**WHAT TO PRODUCE**
Reproduce each line of the material exactly, minus any picture.

** START SUPPLIED DATA **

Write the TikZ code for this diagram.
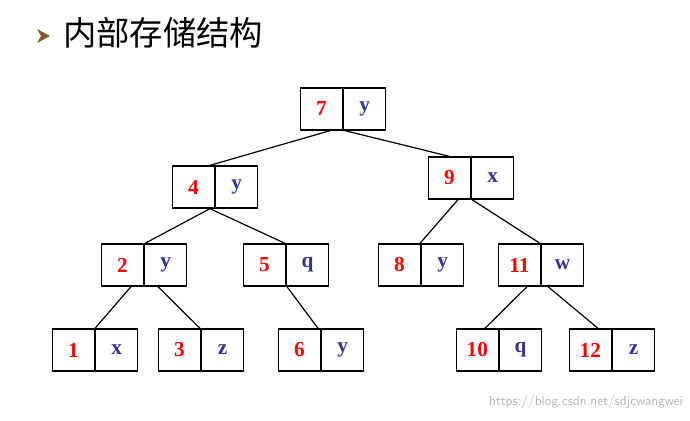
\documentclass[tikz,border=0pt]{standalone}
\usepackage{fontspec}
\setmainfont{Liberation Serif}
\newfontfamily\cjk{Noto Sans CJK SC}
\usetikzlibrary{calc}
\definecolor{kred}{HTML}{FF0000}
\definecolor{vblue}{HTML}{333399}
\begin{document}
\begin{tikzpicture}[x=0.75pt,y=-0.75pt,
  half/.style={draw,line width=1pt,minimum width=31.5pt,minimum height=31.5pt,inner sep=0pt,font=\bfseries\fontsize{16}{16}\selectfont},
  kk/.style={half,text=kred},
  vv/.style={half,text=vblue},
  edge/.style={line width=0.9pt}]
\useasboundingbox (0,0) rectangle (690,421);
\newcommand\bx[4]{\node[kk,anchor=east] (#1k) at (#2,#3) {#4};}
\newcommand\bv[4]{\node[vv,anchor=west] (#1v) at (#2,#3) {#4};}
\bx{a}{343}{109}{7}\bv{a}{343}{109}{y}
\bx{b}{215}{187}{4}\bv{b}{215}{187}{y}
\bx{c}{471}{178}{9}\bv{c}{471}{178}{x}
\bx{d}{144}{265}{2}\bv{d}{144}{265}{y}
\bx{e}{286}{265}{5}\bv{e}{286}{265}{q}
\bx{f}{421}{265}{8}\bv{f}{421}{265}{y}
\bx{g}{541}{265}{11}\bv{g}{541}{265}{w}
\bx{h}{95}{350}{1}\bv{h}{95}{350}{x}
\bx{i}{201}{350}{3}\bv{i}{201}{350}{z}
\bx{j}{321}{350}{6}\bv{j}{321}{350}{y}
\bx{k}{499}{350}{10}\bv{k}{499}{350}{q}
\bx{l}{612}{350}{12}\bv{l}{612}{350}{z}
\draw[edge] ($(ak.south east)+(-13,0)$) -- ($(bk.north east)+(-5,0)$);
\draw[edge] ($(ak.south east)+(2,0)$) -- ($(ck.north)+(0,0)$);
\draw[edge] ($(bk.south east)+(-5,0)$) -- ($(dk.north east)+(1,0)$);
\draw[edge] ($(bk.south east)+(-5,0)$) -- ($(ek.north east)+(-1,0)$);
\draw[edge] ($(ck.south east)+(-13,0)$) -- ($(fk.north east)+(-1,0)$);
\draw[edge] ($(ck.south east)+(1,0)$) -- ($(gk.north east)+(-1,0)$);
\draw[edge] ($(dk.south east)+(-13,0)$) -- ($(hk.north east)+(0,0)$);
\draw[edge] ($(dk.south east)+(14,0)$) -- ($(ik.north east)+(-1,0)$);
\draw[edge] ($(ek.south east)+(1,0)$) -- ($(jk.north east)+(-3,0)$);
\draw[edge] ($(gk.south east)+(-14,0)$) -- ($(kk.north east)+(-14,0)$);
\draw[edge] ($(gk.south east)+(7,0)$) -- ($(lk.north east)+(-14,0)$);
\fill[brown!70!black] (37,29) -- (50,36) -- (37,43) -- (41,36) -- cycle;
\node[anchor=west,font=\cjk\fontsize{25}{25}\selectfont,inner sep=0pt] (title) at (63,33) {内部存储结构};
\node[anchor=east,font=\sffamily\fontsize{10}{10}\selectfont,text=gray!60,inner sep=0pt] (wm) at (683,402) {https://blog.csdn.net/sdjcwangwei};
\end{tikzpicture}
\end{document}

** END SUPPLIED DATA **

**RESULT OF THIS TASK**
Write the TikZ code for this diagram.
\documentclass[tikz,border=0pt]{standalone}
\usepackage{fontspec}
\setmainfont{Liberation Serif}
\newfontfamily\cjk{Noto Sans CJK SC}
\usetikzlibrary{calc}
\definecolor{kred}{HTML}{FF0000}
\definecolor{vblue}{HTML}{333399}
\begin{document}
\begin{tikzpicture}[x=0.75pt,y=-0.75pt,
  half/.style={draw,line width=1pt,minimum width=31.5pt,minimum height=31.5pt,inner sep=0pt,font=\bfseries\fontsize{16}{16}\selectfont},
  kk/.style={half,text=kred},
  vv/.style={half,text=vblue},
  edge/.style={line width=0.9pt}]
\useasboundingbox (0,0) rectangle (690,421);
\newcommand\bx[4]{\node[kk,anchor=east] (#1k) at (#2,#3) {#4};}
\newcommand\bv[4]{\node[vv,anchor=west] (#1v) at (#2,#3) {#4};}
\bx{a}{343}{109}{7}\bv{a}{343}{109}{y}
\bx{b}{215}{187}{4}\bv{b}{215}{187}{y}
\bx{c}{471}{178}{9}\bv{c}{471}{178}{x}
\bx{d}{144}{265}{2}\bv{d}{144}{265}{y}
\bx{e}{286}{265}{5}\bv{e}{286}{265}{q}
\bx{f}{421}{265}{8}\bv{f}{421}{265}{y}
\bx{g}{541}{265}{11}\bv{g}{541}{265}{w}
\bx{h}{95}{350}{1}\bv{h}{95}{350}{x}
\bx{i}{201}{350}{3}\bv{i}{201}{350}{z}
\bx{j}{321}{350}{6}\bv{j}{321}{350}{y}
\bx{k}{499}{350}{10}\bv{k}{499}{350}{q}
\bx{l}{612}{350}{12}\bv{l}{612}{350}{z}
\draw[edge] ($(ak.south east)+(-13,0)$) -- ($(bk.north east)+(-5,0)$);
\draw[edge] ($(ak.south east)+(2,0)$) -- ($(ck.north)+(0,0)$);
\draw[edge] ($(bk.south east)+(-5,0)$) -- ($(dk.north east)+(1,0)$);
\draw[edge] ($(bk.south east)+(-5,0)$) -- ($(ek.north east)+(-1,0)$);
\draw[edge] ($(ck.south east)+(-13,0)$) -- ($(fk.north east)+(-1,0)$);
\draw[edge] ($(ck.south east)+(1,0)$) -- ($(gk.north east)+(-1,0)$);
\draw[edge] ($(dk.south east)+(-13,0)$) -- ($(hk.north east)+(0,0)$);
\draw[edge] ($(dk.south east)+(14,0)$) -- ($(ik.north east)+(-1,0)$);
\draw[edge] ($(ek.south east)+(1,0)$) -- ($(jk.north east)+(-3,0)$);
\draw[edge] ($(gk.south east)+(-14,0)$) -- ($(kk.north east)+(-14,0)$);
\draw[edge] ($(gk.south east)+(7,0)$) -- ($(lk.north east)+(-14,0)$);
\fill[brown!70!black] (37,29) -- (50,36) -- (37,43) -- (41,36) -- cycle;
\node[anchor=west,font=\cjk\fontsize{25}{25}\selectfont,inner sep=0pt] (title) at (63,33) {内部存储结构};
\node[anchor=east,font=\sffamily\fontsize{10}{10}\selectfont,text=gray!60,inner sep=0pt] (wm) at (683,402) {https://blog.csdn.net/sdjcwangwei};
\end{tikzpicture}
\end{document}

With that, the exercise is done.